What does OCR mean? “OCR” is the abbreviation of “Optical Character Recognition”, it describes the process whereby an image is captured of a paper document — we speak of “scanning” — after which the text is “extracted” from that image.
Hence, paper documents are converted into editable computer files. And that’s precisely what text recognition is all about: entering texts into your computer without retyping them. After all, as efficient as computers are, you have to key in your information first!
Document recognition is easily 40 times faster than manual retyping. To quote just one hard figure: a (very) fast secretary types some 200 characters per minute, the fastest OCR software recognizes some 1,600 characters per second on a half-decent PC, say, a 1 GHz Pentium computer.
Of course, a PC dealer would quickly point out that all desktop PCs sold today are… 3 GHz machines, which triples the recognition speed once more. Even laptops have a clock speed of up to 3 GHz these days. And as standard processors contain four cores, state-of-the-art OCR software distributes its CPU heavy tasks among separate threads handled simultaneously by specific cores. (Add sufficient time for the scanning process and the handling of the software!)
And to top if off, you should interpret the word “document” in the broadest sense of the word. The layout of your source document can be recreated so that you don’t have to format your text again!
When you have tables of figures to recapture, you can use OCR too. Reading tables is as good an application as capturing texts! Furthermore, you could easily take the point of view that reading tables makes even more sense than recognizing a text: retyping tables is about the most cumbersome typing job you can do. And when boredom kicks in, typos are right around the corner…
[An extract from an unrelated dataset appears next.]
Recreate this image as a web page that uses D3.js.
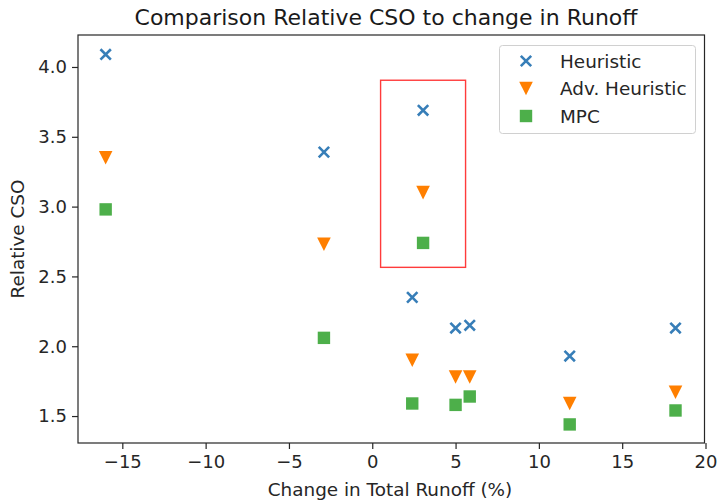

The applications must be clear by now: capturing documents without retyping them, giving your paper documents a new lease on life. If you have ever retyped a 15-page report or a large table of figures, you know how tedious and time-consuming it can be!
The need for recapturing data is actually much bigger than you’d think at first: an American study by the research organization IDC indicated that 55% of all typing done on PCs is actually retyping of data already available on paper. Other studies indicate that 90% of all information is still held on paper, a shocking fact for our computer age!
Concluding, OCR may be the most effective tool to have in your office, so there is no reason why you shouldn’t unburden yourself with the fastidious task of retyping text and data!